I am sure you have similar issues with family… everyone does. Only when I decided that they will be how they will be, not how they are supposed to be, that I could start to have good relationships with them… I mean MY family.
I still fall into the trap, from time to time, for about 2 minutes each time: our relationship is entirely up to me, if I call: we talk. If I don’t call: we don’t talk.
When I call, they love it… but it doesn’t mean they will call ME… And when I can make this OK with myself, then I can love them.
This is really the key to good relationships.
I see it. It is expectation. I experienced same emotion when I moved here and it was not what I expected and I can see in other things at other times. I need to learn not to expect anything, what ever happens that’s how it is and move on. It will take some skill and practice. When I think about it I experience that feeling when watching Truman Show…here I am standing infront of a closed door of an unknown. Only brave will open. Thank you.
I think you feel hurt. And disappointed.
You thought that crying meant she would be faithful.
You had an expectation and you got hurt.
You didn’t think that expecting what you think was certain can be harmful, but expecting anything is the mother of disappointment.

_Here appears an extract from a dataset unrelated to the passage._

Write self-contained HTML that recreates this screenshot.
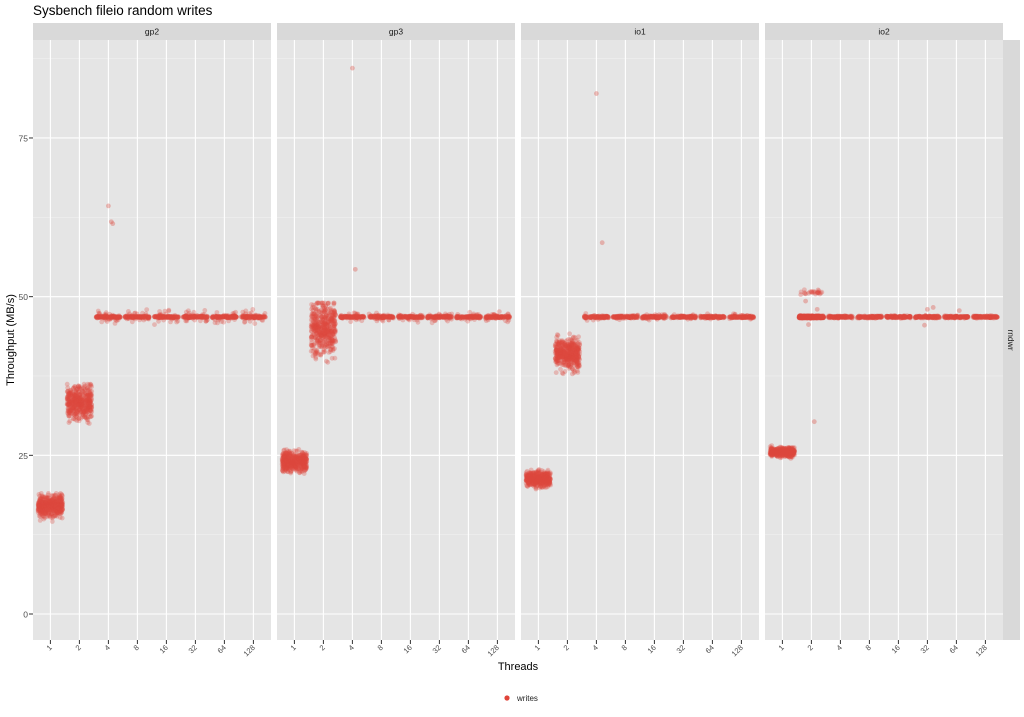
<!DOCTYPE html>
<html><head><meta charset="utf-8"><style>
body{margin:0;background:#fff;}
svg{display:block;font-family:"Liberation Sans",sans-serif;}
</style></head><body>
<svg id="s" width="1024" height="717" xmlns="http://www.w3.org/2000/svg">
<text x="33" y="15" font-size="13.5" fill="#000">Sysbench fileio random writes</text>
<g id="g"></g>
<text x="518" y="670" font-size="11" text-anchor="middle" fill="#000">Threads</text>
<text transform="translate(14,340) rotate(-90)" font-size="11" text-anchor="middle" fill="#000">Throughput (MB/s)</text>
<circle cx="507" cy="698" r="2.6" fill="#E0443A"/>
<text x="517" y="701" font-size="8" fill="#222">writes</text>
</svg>
<script>
(function(){
var NS="http://www.w3.org/2000/svg",g=document.getElementById('g');
function el(t,a,txt){var e=document.createElementNS(NS,t);for(var k in a)e.setAttribute(k,a[k]);if(txt!=null)e.textContent=txt;g.appendChild(e);return e;}
var seed=7;function rnd(){seed=(seed*16807)%2147483647;return seed/2147483647;}
function gauss(){return (rnd()+rnd()+rnd()+rnd()-2)/0.58;}
var T0=40,B0=640,W=238,lefts=[33,277,521,765];
function Y(v){return 614-v*6.347;}
var names=["gp2","gp3","io1","io2"],labs=["1","2","4","8","16","32","64","128"];
[0,25,50,75].forEach(function(v){el('text',{x:28,y:Y(v)+3.5,'font-size':8.5,'text-anchor':'end',fill:'#4d4d4d'},v);el('line',{x1:29,x2:33,y1:Y(v),y2:Y(v),stroke:'#333','stroke-width':1});});
var cfg=[
 [[17,0.8,14.5,19],[33.3,1.3,30,36.2],[46.8,0.5,45.3,48.6]],
 [[24,0.8,21.3,26.3],[45,2.0,39.3,49],[46.8,0.35,45.5,48.5]],
 [[21.3,0.6,19,23.2],[41,1.2,37.8,44.5],[46.8,0.2,46,47.5]],
 [[25.5,0.35,24.4,26.6],[46.8,0.1,46.6,47],[46.8,0.1,46.6,47]]];
var outl=[[[3,64.3],[3.15,61.5],[3.1,61.8]],[[3,86],[3.1,54.3]],[[3,82],[3.2,58.5]],[[1.8,49.3],[2.1,30.3],[1.9,45.6],[5.9,45.5],[6,48],[6.2,48.3],[7.1,47.8],[2.2,48]]];
for(var p=0;p<4;p++){
 var L=lefts[p];
 el('rect',{x:L,y:23,width:W,height:17,fill:'#d9d9d9'});
 el('text',{x:L+W/2,y:34.5,'font-size':8.5,'text-anchor':'middle',fill:'#1a1a1a'},names[p]);
 el('rect',{x:L,y:T0,width:W,height:B0-T0,fill:'#e5e5e5'});
 [12.5,37.5,62.5,87.5].forEach(function(v){el('line',{x1:L,x2:L+W,y1:Y(v),y2:Y(v),stroke:'#f4f4f4','stroke-width':0.5});});
 [0,25,50,75].forEach(function(v){el('line',{x1:L,x2:L+W,y1:Y(v),y2:Y(v),stroke:'#fff','stroke-width':1.1});});
 for(var i=0;i<8;i++){var x=L+(i+0.6)*29;
  el('line',{x1:x,x2:x,y1:T0,y2:B0,stroke:'#fff','stroke-width':1.1});
  el('line',{x1:x,x2:x,y1:B0,y2:B0+4,stroke:'#333','stroke-width':1});
  el('text',{transform:'translate('+(x+2)+','+(B0+8)+') rotate(-45)','font-size':7.5,'text-anchor':'end',fill:'#4d4d4d'},labs[i]);}
 var C=cfg[p];
 for(var i=0;i<8;i++){
  var c=i==0?C[0]:i==1?C[1]:C[2],n=i<2?450:140;
  for(var k=0;k<n;k++){
   var v=c[0]+gauss()*c[1];if(i>=2&&rnd()<0.8)v=46.8+gauss()*0.08;
   v=Math.max(c[2],Math.min(c[3],v));
   var xx=L+(i+0.6+(rnd()-0.5)*0.85)*29;
   el('circle',{cx:xx.toFixed(1),cy:Y(v).toFixed(1),r:2.4,fill:'#DD4A40','fill-opacity':0.3});}
  if(p==3&&i==1){for(var k=0;k<25;k++){var xx=L+(1.6+(rnd()-0.5)*0.75)*29;el('circle',{cx:xx,cy:Y(50.7+gauss()*0.2),r:2.4,fill:'#DD4A40','fill-opacity':0.3});}}
 }
 outl[p].forEach(function(o){el('circle',{cx:L+(o[0]-0.4)*29,cy:Y(o[1]),r:2.4,fill:'#DD4A40','fill-opacity':0.35});});
}
el('rect',{x:1003,y:40,width:17,height:600,fill:'#d9d9d9'});
el('text',{transform:'translate(1008,340) rotate(90)','font-size':8.5,'text-anchor':'middle',fill:'#1a1a1a'},'rndwr');
})();
</script>
</body></html>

Forgive them, and move on.
Thank you Sophie. I’ve been practicing that and it sure does give that warm feeling toward that person.
Here is something I experienced today and I can’t identify it. I am going back for three days to the town I lived and worked at. I texted all my regular clients who keep in touch with me. One client has been my regular and we had build good friendship, she even cried when I was leaving. So I texted her husband letting him know I am coming to town so they can book massages. He booked a massage with me but said that his wife already booked a massage with someone else. I got this choking feeling that started in my stomach going up to the chest. Still have it as I write this since it just happened. I guess I guess my thinking is that she still has a week to cancel that massage and get a massage from me. I dont know why would I get emotional about it? I dont know if its feeling like she really didn’t care about me that much in a first place and just pretended. I want to see the ugly… Thank you.

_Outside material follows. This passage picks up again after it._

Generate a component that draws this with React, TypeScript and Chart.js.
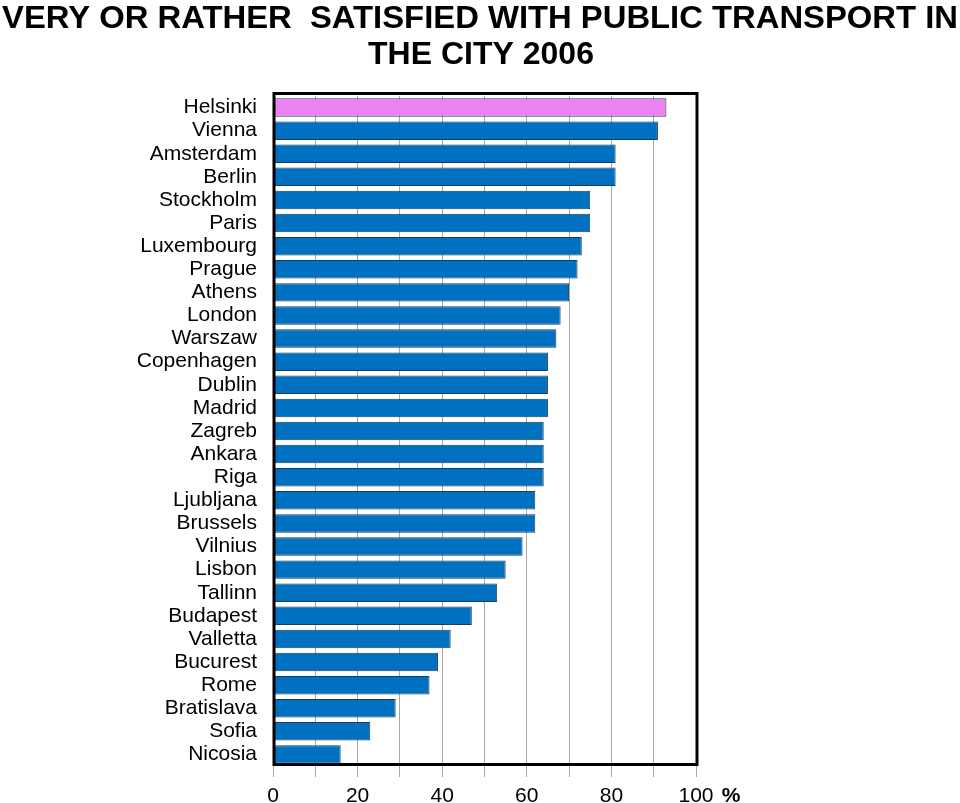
import React, { useEffect, useRef } from "react";
import { Chart, registerables } from "chart.js";

Chart.register(...registerables);

const cities = [
  "Helsinki", "Vienna", "Amsterdam", "Berlin", "Stockholm", "Paris", "Luxembourg",
  "Prague", "Athens", "London", "Warszaw", "Copenhagen", "Dublin", "Madrid",
  "Zagreb", "Ankara", "Riga", "Ljubljana", "Brussels", "Vilnius", "Lisbon",
  "Tallinn", "Budapest", "Valletta", "Bucurest", "Rome", "Bratislava", "Sofia", "Nicosia",
];
const satisfied = [
  93, 91, 81, 81, 75, 75, 73, 72, 70, 68, 67, 65, 65, 65, 64, 64, 64, 62, 62, 59, 55,
  53, 47, 42, 39, 37, 29, 23, 16,
];
const highlightCity = "Helsinki";
const titleLines = ["VERY OR RATHER  SATISFIED WITH PUBLIC TRANSPORT IN", "THE CITY 2006"];
const unitLabel = "%";

const FONT = "'Liberation Sans', Arial, sans-serif";

export default function App() {
  const ref = useRef<HTMLCanvasElement | null>(null);
  useEffect(() => {
    if (!ref.current) return;
    const decor = {
      id: "decor",
      afterDraw(chart: any) {
        const ctx = chart.ctx;
        const a = chart.chartArea;
        ctx.save();
        ctx.fillStyle = "#000";
        ctx.font = `bold 32px ${FONT}`;
        ctx.textAlign = "center";
        ctx.textBaseline = "alphabetic";
        const w1 = ctx.measureText(titleLines[0]).width;
        const sx = Math.min(1.1, 956 / w1);
        ctx.save();
        ctx.translate(480, 28);
        ctx.scale(sx, 1);
        ctx.fillText(titleLines[0], 0, 0);
        ctx.restore();
        ctx.fillText(titleLines[1], 481, 64);
        ctx.strokeStyle = "#000";
        ctx.lineWidth = 3;
        ctx.strokeRect(a.left + 1, a.top - 2.5, a.right - a.left, a.bottom - a.top + 1);
        ctx.font = `bold 21px ${FONT}`;
        ctx.textBaseline = "middle";
        ctx.textAlign = "center";
        ctx.fillText(unitLabel, 731, 796);
        ctx.restore();
      },
    };
    const chart = new Chart(ref.current, {
      type: "bar",
      data: {
        labels: cities,
        datasets: [
          {
            data: satisfied,
            backgroundColor: cities.map((c) => (c === highlightCity ? "#EA82F2" : "#0070C0")),
            borderColor: "#1c3c5c",
            borderWidth: 1,
            barPercentage: 0.8,
            categoryPercentage: 1,
          },
        ],
      },
      options: {
        indexAxis: "y",
        responsive: false,
        animation: false,
        layout: { padding: { top: 96, right: 264, bottom: 0, left: 0 } },
        plugins: { legend: { display: false }, tooltip: { enabled: false } },
        scales: {
          x: {
            min: 0,
            max: 100,
            grid: { color: "#a8a8a8", lineWidth: 1, tickLength: 11, drawTicks: true },
            border: { display: false },
            ticks: {
              stepSize: 10,
              autoSkip: false,
              maxRotation: 0,
              padding: 7,
              color: "#000",
              font: { family: FONT, size: 21 },
              callback: (v: any) => (Number(v) % 20 === 0 ? String(v) : ""),
            },
            afterFit: (s: any) => {
              s.height = 37;
            },
          },
          y: {
            grid: { display: false, drawTicks: false },
            border: { display: false },
            ticks: {
              autoSkip: false,
              padding: 16,
              color: "#000",
              font: { family: FONT, size: 21 },
            },
            afterFit: (s: any) => {
              s.width = 273;
            },
          },
        },
      },
      plugins: [decor],
    } as any);
    return () => chart.destroy();
  }, []);
  return (
    <div style={{ position: "absolute", left: 0, top: 0, width: 960, height: 803, background: "#fff" }}>
      <canvas ref={ref} width={960} height={803} style={{ width: 960, height: 803 }} />
    </div>
  );
}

This is an excellent question, and I am sure a lot of people will want to hear the answer.
I will use your example: hate.
Hate is the ultimate of non-acceptance. It is a stance you take when you are unwilling to see anything in common with the other, when you say: that is not me.

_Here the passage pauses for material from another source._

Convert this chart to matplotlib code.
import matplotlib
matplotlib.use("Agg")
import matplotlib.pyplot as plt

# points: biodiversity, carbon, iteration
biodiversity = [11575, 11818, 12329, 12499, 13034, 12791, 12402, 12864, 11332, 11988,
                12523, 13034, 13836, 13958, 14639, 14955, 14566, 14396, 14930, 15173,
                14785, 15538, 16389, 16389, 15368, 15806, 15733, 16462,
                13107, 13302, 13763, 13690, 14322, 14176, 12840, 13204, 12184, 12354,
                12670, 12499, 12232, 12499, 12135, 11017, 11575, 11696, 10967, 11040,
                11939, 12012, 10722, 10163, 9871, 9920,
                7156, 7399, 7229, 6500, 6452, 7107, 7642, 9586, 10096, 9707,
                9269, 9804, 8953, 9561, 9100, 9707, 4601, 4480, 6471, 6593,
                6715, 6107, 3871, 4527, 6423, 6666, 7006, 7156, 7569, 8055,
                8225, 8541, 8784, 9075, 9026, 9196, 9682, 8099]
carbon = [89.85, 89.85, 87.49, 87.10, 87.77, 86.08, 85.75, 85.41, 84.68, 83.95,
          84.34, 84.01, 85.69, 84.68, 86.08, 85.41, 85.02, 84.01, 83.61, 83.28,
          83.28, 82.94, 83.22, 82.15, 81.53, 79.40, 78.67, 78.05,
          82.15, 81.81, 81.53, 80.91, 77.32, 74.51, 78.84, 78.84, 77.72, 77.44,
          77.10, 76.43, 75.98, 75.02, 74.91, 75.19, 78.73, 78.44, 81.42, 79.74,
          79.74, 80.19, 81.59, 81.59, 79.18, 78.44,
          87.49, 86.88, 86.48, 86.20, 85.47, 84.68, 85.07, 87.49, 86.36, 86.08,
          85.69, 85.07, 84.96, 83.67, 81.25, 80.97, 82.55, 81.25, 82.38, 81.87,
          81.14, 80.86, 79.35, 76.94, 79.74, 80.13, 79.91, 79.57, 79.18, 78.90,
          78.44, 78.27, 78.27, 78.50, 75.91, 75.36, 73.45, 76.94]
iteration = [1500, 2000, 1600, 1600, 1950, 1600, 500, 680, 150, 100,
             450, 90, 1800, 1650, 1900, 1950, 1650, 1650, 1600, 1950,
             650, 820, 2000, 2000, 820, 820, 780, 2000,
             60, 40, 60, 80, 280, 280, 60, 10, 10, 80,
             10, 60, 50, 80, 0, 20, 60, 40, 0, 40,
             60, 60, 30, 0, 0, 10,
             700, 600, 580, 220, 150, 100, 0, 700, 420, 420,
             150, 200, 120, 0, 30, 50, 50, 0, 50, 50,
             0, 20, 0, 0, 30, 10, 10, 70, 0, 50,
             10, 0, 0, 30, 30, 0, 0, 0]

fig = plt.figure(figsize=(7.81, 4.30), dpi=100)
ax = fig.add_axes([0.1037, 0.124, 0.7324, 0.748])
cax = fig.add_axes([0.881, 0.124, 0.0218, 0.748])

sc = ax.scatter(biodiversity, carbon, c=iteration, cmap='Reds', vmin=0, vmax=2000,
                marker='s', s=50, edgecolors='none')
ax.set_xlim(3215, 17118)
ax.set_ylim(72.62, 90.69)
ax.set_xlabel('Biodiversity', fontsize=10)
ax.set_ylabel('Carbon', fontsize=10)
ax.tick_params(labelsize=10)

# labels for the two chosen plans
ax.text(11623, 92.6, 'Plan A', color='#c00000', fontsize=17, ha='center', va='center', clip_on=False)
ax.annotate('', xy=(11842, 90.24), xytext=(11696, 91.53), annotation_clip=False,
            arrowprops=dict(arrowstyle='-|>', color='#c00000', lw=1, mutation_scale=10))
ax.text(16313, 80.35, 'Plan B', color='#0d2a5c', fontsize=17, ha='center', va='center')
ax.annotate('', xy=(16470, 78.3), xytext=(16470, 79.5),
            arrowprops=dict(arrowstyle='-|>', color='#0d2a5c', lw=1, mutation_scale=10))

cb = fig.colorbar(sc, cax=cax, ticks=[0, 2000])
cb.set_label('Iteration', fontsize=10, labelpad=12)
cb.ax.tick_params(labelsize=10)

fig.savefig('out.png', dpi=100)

What is lacking is the willingness to see the other as a person.
What I normally do when I have hate is bring compassion to it.
Compassion is when you see that if you were the same gender, the same exact age, had the same parents, the same life experiences, the same education, then you would do exactly what the other is doing, have the same attitude, the same thoughts… exactly.
Bringing that compassion to hate, it becomes warm and fuzzy… understanding, sympathy, maybe even love.
And specifically for you: superiority melts away the same way if you bring compassion to it.
Sophie, I need clarification when you say “If and when you can catch a glimpse, you have the opportunity to unfold the whole, and start to work on it, from that point on.” what do you mean by unfold the whole and start to work on it?
So lets say I saw that there is a hate toward someone and I try to pretend like I care. So I face it and admit that, ok I am hateful and I hate so and so… do I need to find the origin of that hate?
How do I work on it from that point on? Does it mean every time I have that feeling I catch it and admit it?
Fixing would mean to try to stop the ugly so what would correcting mean? If I catch that I am unloving, uncaring, hateful… do I allow my self to be that and how do I correct it?. Thank you.